What happened to me was something like the following:
Unable to recall how I got there, I found myself in a boat that had been launched from some unknown shore; the way to the other shore was pointed out to me, the oars were placed in my inexperienced hands, and I was left alone.
I worked the oars as best I knew how and rowed on. But the further I paddled toward the centre, the faster became the current that took me of course, and I encountered more and more people who, like myself, were being carried away by the current.
There were a few who continued to row; some had thrown away their oars. There were large boats, enormous ships, filled with people; some struggled against the current, others gave themselves up to it.
And, looking downstream at everyone being carried along by the current, the further I rowed, the more I forgot the way that had been pointed out to me.
At the very centre of the current, in the throng of boats and ships being carried downstream, I lost my way altogether and threw down my oars.
All around me, in joy and triumph, people rushed downstream under sail and oar, assuring me and each other that there could be no other direction.
And I believed them and moved along with them. And I was carried off a long way, so far that I heard the roar of the rapids in which I was bound to perish and saw boats being destroyed in them.

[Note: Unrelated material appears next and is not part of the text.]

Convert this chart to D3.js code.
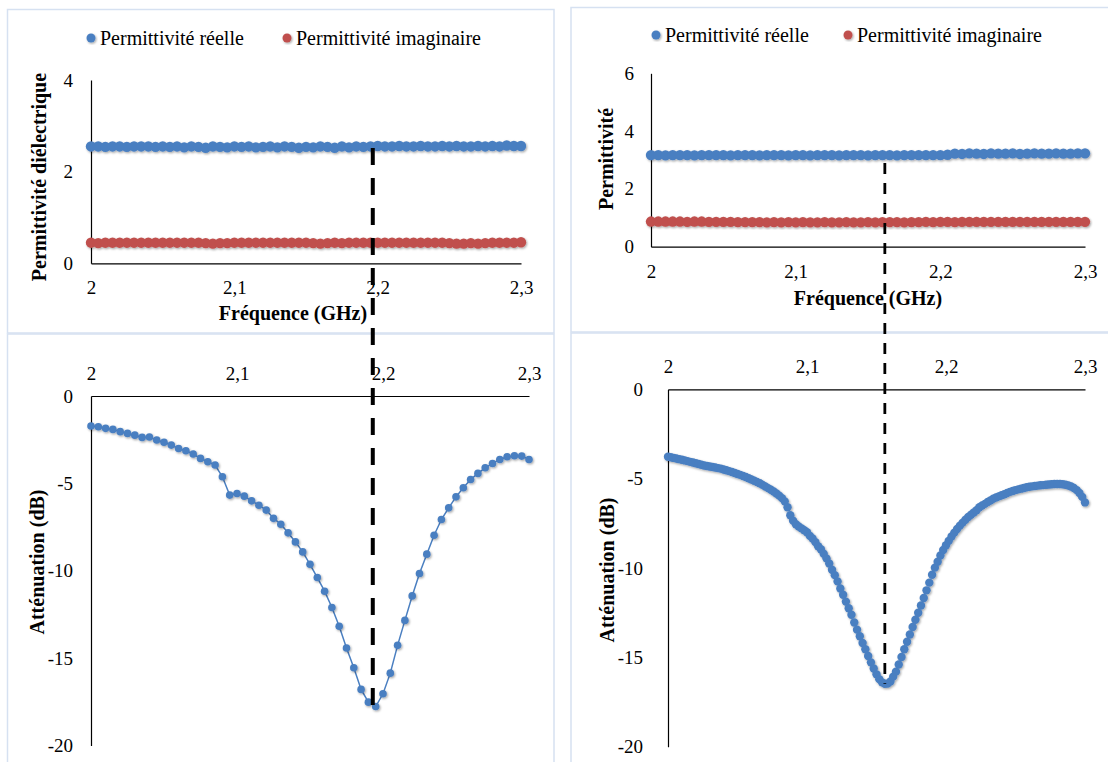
<!DOCTYPE html>
<html>
<head>
<meta charset="utf-8">
<script src="https://cdn.jsdelivr.net/npm/d3@7"></script>
<style>
  html, body { margin: 0; padding: 0; background: #fff; }
  svg { display: block; }
</style>
</head>
<body>
<svg id="chart" width="1108" height="762"></svg>
<script>
// ---------------- DATA ----------------
const xTicks = [2, 2.1, 2.2, 2.3];
const yTicksPermLeft = [0, 2, 4];
const yTicksPermRight = [0, 2, 4, 6];
const yTicksAtt = [0, -5, -10, -15, -20];

const legendLabels = ["Permittivité réelle", "Permittivité imaginaire"];
const permTitleLeft = "Permittivité diélectrique";
const permTitleRight = "Permittivité";
const freqTitle = "Fréquence (GHz)";
const attTitle = "Atténuation (dB)";

// Frequency sweep grids (GHz)
const freqCoarse = d3.range(61).map(i => +(2 + i * 0.005).toFixed(3));
const freqFine = d3.range(151).map(i => +(2 + i * 0.002).toFixed(3));

// Left sample: permittivity (coarse grid)
const realLeft = [
  2.55,2.55,2.54,2.55,2.55,2.54,2.55,2.55,2.55,2.54,
  2.55,2.54,2.55,2.53,2.55,2.54,2.52,2.55,2.54,2.53,
  2.55,2.54,2.55,2.53,2.54,2.55,2.53,2.55,2.54,2.52,
  2.54,2.53,2.55,2.54,2.52,2.55,2.53,2.55,2.54,2.55,
  2.56,2.55,2.55,2.56,2.55,2.55,2.56,2.55,2.55,2.56,
  2.55,2.56,2.55,2.55,2.56,2.55,2.56,2.55,2.57,2.56,2.56
];
const imagLeft = [
  0.45,0.44,0.45,0.45,0.45,0.45,0.45,0.45,0.45,0.45,
  0.45,0.45,0.45,0.45,0.45,0.45,0.44,0.43,0.44,0.44,
  0.45,0.45,0.45,0.45,0.45,0.45,0.45,0.45,0.45,0.45,
  0.45,0.44,0.43,0.44,0.45,0.44,0.45,0.45,0.45,0.45,
  0.45,0.45,0.45,0.45,0.45,0.45,0.45,0.45,0.45,0.45,
  0.44,0.43,0.43,0.44,0.43,0.44,0.45,0.45,0.45,0.45,0.46
];
// Left sample: attenuation (coarse grid)
const attLeft = [
  -1.72,-1.76,-1.85,-1.91,-2.04,-2.14,-2.24,-2.37,-2.35,-2.52,
  -2.65,-2.81,-3.00,-3.13,-3.32,-3.57,-3.76,-3.95,-4.62,-5.67,
  -5.58,-5.73,-6.00,-6.25,-6.53,-7.00,-7.34,-7.83,-8.35,-8.92,
  -9.63,-10.39,-11.17,-12.10,-13.18,-14.42,-15.55,-16.79,-17.52,-17.77,
  -17.04,-15.86,-14.27,-12.84,-11.44,-10.16,-9.05,-7.97,-7.07,-6.40,
  -5.77,-5.25,-4.78,-4.43,-4.11,-3.86,-3.63,-3.48,-3.42,-3.44,-3.63
];

// Right sample: permittivity (coarse grid)
const realRight = [
  3.17,3.17,3.16,3.17,3.17,3.17,3.16,3.17,3.17,3.17,
  3.17,3.16,3.17,3.17,3.17,3.16,3.17,3.17,3.17,3.16,
  3.17,3.17,3.16,3.17,3.17,3.17,3.16,3.17,3.17,3.17,
  3.16,3.17,3.17,3.17,3.16,3.17,3.17,3.17,3.17,3.17,
  3.17,3.18,3.22,3.21,3.23,3.22,3.21,3.23,3.22,3.22,
  3.23,3.21,3.22,3.23,3.22,3.22,3.23,3.22,3.22,3.23,3.23
];
const imagRight = [
  0.87,0.87,0.87,0.87,0.87,0.86,0.87,0.87,0.86,0.86,
  0.86,0.86,0.85,0.85,0.85,0.85,0.84,0.85,0.84,0.85,
  0.84,0.85,0.84,0.84,0.85,0.84,0.84,0.85,0.84,0.84,
  0.85,0.84,0.85,0.85,0.85,0.84,0.85,0.85,0.86,0.85,
  0.86,0.86,0.85,0.86,0.86,0.86,0.86,0.86,0.86,0.86,
  0.86,0.86,0.86,0.86,0.86,0.86,0.86,0.86,0.86,0.86,0.86
];
// Right sample: attenuation (fine grid)
const attRight = [
  -3.77,-3.80,-3.84,-3.87,-3.91,-3.94,-3.98,-4.02,-4.06,-4.10,
  -4.14,-4.18,-4.22,-4.26,-4.29,-4.32,-4.35,-4.38,-4.41,-4.44,
  -4.49,-4.53,-4.58,-4.63,-4.68,-4.74,-4.79,-4.85,-4.91,-4.98,
  -5.05,-5.12,-5.19,-5.26,-5.35,-5.44,-5.53,-5.62,-5.72,-5.83,
  -5.95,-6.09,-6.27,-6.60,-7.05,-7.35,-7.55,-7.68,-7.78,-7.89,
  -8.00,-8.20,-8.35,-8.55,-8.78,-8.95,-9.20,-9.46,-9.75,-10.10,
  -10.40,-10.75,-11.15,-11.50,-11.88,-12.25,-12.62,-13.05,-13.45,-13.82,
  -14.20,-14.55,-14.92,-15.28,-15.62,-15.95,-16.22,-16.40,-16.48,-16.47,
  -16.35,-16.08,-15.80,-15.40,-14.98,-14.55,-14.13,-13.72,-13.30,-12.90,
  -12.50,-12.10,-11.68,-11.25,-10.82,-10.38,-9.98,-9.65,-9.30,-8.99,
  -8.73,-8.48,-8.24,-8.02,-7.82,-7.63,-7.46,-7.30,-7.15,-7.02,
  -6.89,-6.77,-6.60,-6.50,-6.41,-6.31,-6.22,-6.12,-6.05,-5.99,
  -5.93,-5.87,-5.80,-5.74,-5.69,-5.64,-5.60,-5.56,-5.52,-5.48,
  -5.45,-5.43,-5.41,-5.39,-5.37,-5.36,-5.34,-5.33,-5.31,-5.30,
  -5.30,-5.30,-5.31,-5.34,-5.38,-5.44,-5.52,-5.64,-5.80,-6.02,
  -6.33
];

// Resonance frequencies marked by dashed lines (GHz)
const resonanceLeft = 2.193;
const resonanceRight = 2.156;

// ---------------- STYLE ----------------
const BLUE = "#4a7fc1";
const RED = "#c0504d";
const PANEL_STROKE = "#d6e1f1";
const FONT = "Liberation Serif";

const svg = d3.select("#chart");
const defs = svg.append("defs");
const f = defs.append("filter").attr("id", "sh").attr("x", "-20%").attr("y", "-20%").attr("width", "140%").attr("height", "140%");
f.append("feDropShadow").attr("dx", 1).attr("dy", 1.2).attr("stdDeviation", 1).attr("flood-color", "#000").attr("flood-opacity", 0.35);

const fmt = d => String(d).replace(".", ",");

function txt(sel, size, bold) {
  sel.attr("font-family", FONT).style("font-family", FONT)
    .attr("font-size", size).attr("fill", "#000");
  if (bold) sel.attr("font-weight", "bold").style("font-weight", "bold");
  return sel;
}

// Panel borders
const panels = [
  [7.5, 9.5, 546.5, 323.5],
  [571, 7.5, 545, 324.5],
  [7.5, 334, 546.5, 440],
  [571, 333, 545, 440]
];
svg.selectAll("rect.panel").data(panels).join("rect")
  .attr("class", "panel")
  .attr("x", d => d[0]).attr("y", d => d[1])
  .attr("width", d => d[2]).attr("height", d => d[3])
  .attr("fill", "none").attr("stroke", PANEL_STROKE).attr("stroke-width", 1.5);

function styleAxis(g, size) {
  g.attr("font-family", FONT).attr("font-size", size);
  g.select(".domain").attr("stroke", "#000").attr("stroke-width", 1.2);
  g.selectAll(".tick line").remove();
  txt(g.selectAll(".tick text"), size, false);
}

// ---------- Permittivity panel ----------
function permPanel(o) {
  const x = d3.scaleLinear().domain([2, 2.3]).range([o.x0, o.x1]);
  const y = d3.scaleLinear().domain([0, o.yMax]).range([o.y0, o.y1]);
  const g = svg.append("g");

  g.append("g").attr("transform", `translate(0,${o.y0})`)
    .call(d3.axisBottom(x).tickValues(xTicks).tickFormat(fmt).tickSize(0).tickPadding(o.xPad).tickSizeOuter(0))
    .call(a => styleAxis(a, 19));
  g.append("g").attr("transform", `translate(${o.x0},0)`)
    .call(d3.axisLeft(y).tickValues(o.yTicks).tickFormat(fmt).tickSize(0).tickPadding(o.yPad).tickSizeOuter(0))
    .call(a => styleAxis(a, 19));

  const series = [[o.real, BLUE], [o.imag, RED]];
  series.forEach(([vals, col]) => {
    g.append("g").attr("filter", "url(#sh)")
      .selectAll("circle").data(vals).join("circle")
      .attr("cx", (d, i) => x(freqCoarse[i]))
      .attr("cy", d => y(d))
      .attr("r", 5.2)
      .attr("fill", col);
  });

  // legend
  const lg = g.append("g");
  [[o.leg[0], BLUE, legendLabels[0]], [o.leg[1], RED, legendLabels[1]]].forEach(([lx, col, lab]) => {
    lg.append("circle").attr("cx", lx).attr("cy", o.legY).attr("r", 4.5).attr("fill", col).attr("filter", "url(#sh)");
    txt(lg.append("text").attr("x", lx + 9).attr("y", o.legY + 7), 20, false).text(lab);
  });

  txt(g.append("text").attr("x", o.xtX).attr("y", o.xtY).attr("text-anchor", "middle"), 20, true).text(freqTitle);
  txt(g.append("text").attr("transform", `translate(${o.ytX},${o.ytY}) rotate(-90)`).attr("text-anchor", "middle"), 20, true).text(o.yTitle);
  return x;
}

// ---------- Attenuation panel ----------
function attPanel(o) {
  const x = d3.scaleLinear().domain([2, 2.3]).range([o.x0, o.x1]);
  const y = d3.scaleLinear().domain([0, -20]).range([o.y0, o.y1]);
  const g = svg.append("g");

  g.append("g").attr("transform", `translate(0,${o.y0})`)
    .call(d3.axisTop(x).tickValues(xTicks).tickFormat(fmt).tickSize(0).tickPadding(o.xPad).tickSizeOuter(0))
    .call(a => styleAxis(a, 19));
  g.append("g").attr("transform", `translate(${o.x0},0)`)
    .call(d3.axisLeft(y).tickValues(yTicksAtt).tickFormat(fmt).tickSize(0).tickPadding(o.yPad).tickSizeOuter(0))
    .call(a => styleAxis(a, 19));

  if (o.line) {
    g.append("path").datum(o.vals)
      .attr("fill", "none").attr("stroke", BLUE).attr("stroke-width", 1.5)
      .attr("d", d3.line().x((d, i) => x(o.freqs[i])).y(d => y(d)));
  }
  g.append("g").attr("filter", "url(#sh)")
    .selectAll("circle").data(o.vals).join("circle")
    .attr("cx", (d, i) => x(o.freqs[i]))
    .attr("cy", d => y(d))
    .attr("r", o.r)
    .attr("fill", BLUE);

  txt(g.append("text").attr("transform", `translate(${o.ytX},${o.ytY}) rotate(-90)`).attr("text-anchor", "middle"), 20, true).text(attTitle);
  return { x, y };
}

permPanel({ x0: 91, x1: 521, y0: 263.3, y1: 80, yMax: 4, yTicks: yTicksPermLeft,
  xPad: 17, yPad: 18, real: realLeft, imag: imagLeft, leg: [91, 287], legY: 38,
  xtX: 293, xtY: 320, ytX: 46, ytY: 177, yTitle: permTitleLeft });
permPanel({ x0: 651, x1: 1085, y0: 246.7, y1: 73.3, yMax: 6, yTicks: yTicksPermRight,
  xPad: 18, yPad: 17, real: realRight, imag: imagRight, leg: [656, 848], legY: 35,
  xtX: 868, xtY: 305, ytX: 613, ytY: 159, yTitle: permTitleRight });

const bl = attPanel({ x0: 91, x1: 529, y0: 396, y1: 745.5, xPad: 16.5, yPad: 18,
  vals: attLeft, freqs: freqCoarse, r: 3.8, line: true, ytX: 44, ytY: 562 });
const br = attPanel({ x0: 668, x1: 1085, y0: 389.3, y1: 746.7, xPad: 16, yPad: 25,
  vals: attRight, freqs: freqFine, r: 4.2, line: false, ytX: 614, ytY: 570 });

// Dashed resonance markers
svg.append("line")
  .attr("x1", bl.x(resonanceLeft)).attr("x2", bl.x(resonanceLeft))
  .attr("y1", 148).attr("y2", bl.y(d3.min(attLeft)) + 6)
  .attr("stroke", "#000").attr("stroke-width", 4).attr("stroke-dasharray", "17,13");
svg.append("line")
  .attr("x1", br.x(resonanceRight)).attr("x2", br.x(resonanceRight))
  .attr("y1", 163).attr("y2", br.y(d3.min(attRight)))
  .attr("stroke", "#000").attr("stroke-width", 2.8).attr("stroke-dasharray", "11,9");
</script>
</body>
</html>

Then I came to my senses. For a long time I could not understand what had happened to me:
I saw before me the singular ruin toward which I was rushing headlong and which I feared, I could not see salvation anywhere, and I did not know what to do.
But, looking back, I saw countless boats that were relentlessly struggling against the current, and I remembered the oars and the way to the shore and began to pull against the current and head back upstream toward it.
The shore was God, the stream was tradition, and the oars were the free will given to me to make it to the shore where I would be joined with God. Thus the force of life was renewed within me, and I began to live once again.